Do you feel disconnected from your partner? Are you constantly arguing? Do you feel like the relationship no longer meets your needs and you're longing for change? Maybe you've recently moved or you're struggling to integrate different cultural perceptions of life?
In my experience, relationships are as unique as the individuals that participate in them. Couples may disagree about their living situation, sexual preferences, children, or about an appropriate work-life-balance. However, sometimes these superficial topics reflect deeper issues and needs. How we feel and act in our relationships is often connected with our past experiences. Needs that were not met during our childhood might manifest in our lives as adults.

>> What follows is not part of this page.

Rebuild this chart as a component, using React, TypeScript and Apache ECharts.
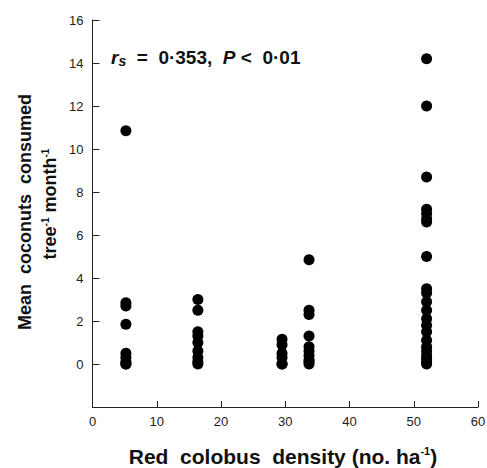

If we're not aware of those needs or if we feel unable to voice them, we may feel triggered by our partners' behaviour or find it difficult to engage in satisfying communication. Especially when they're unable to process difficult emotions and anxieties, some couples become stuck in vicious cycles and begin to question their relationship and whether they are right for each other.
However, when appropriately addressed, challenging periods and conflict can also help us gain important insights and develop further – not only as a couple, but also as individuals. In this regard, couples counselling often proves to be beneficial for both partners individually. With that said, some couples decide to start counselling because they want to find new ways of relating and communicating, while others have already decided to separate and look for support in a reflective and neutral space. In both cases the relationship is changing and we can talk about what is needed in order to facilitate a helpful transition process.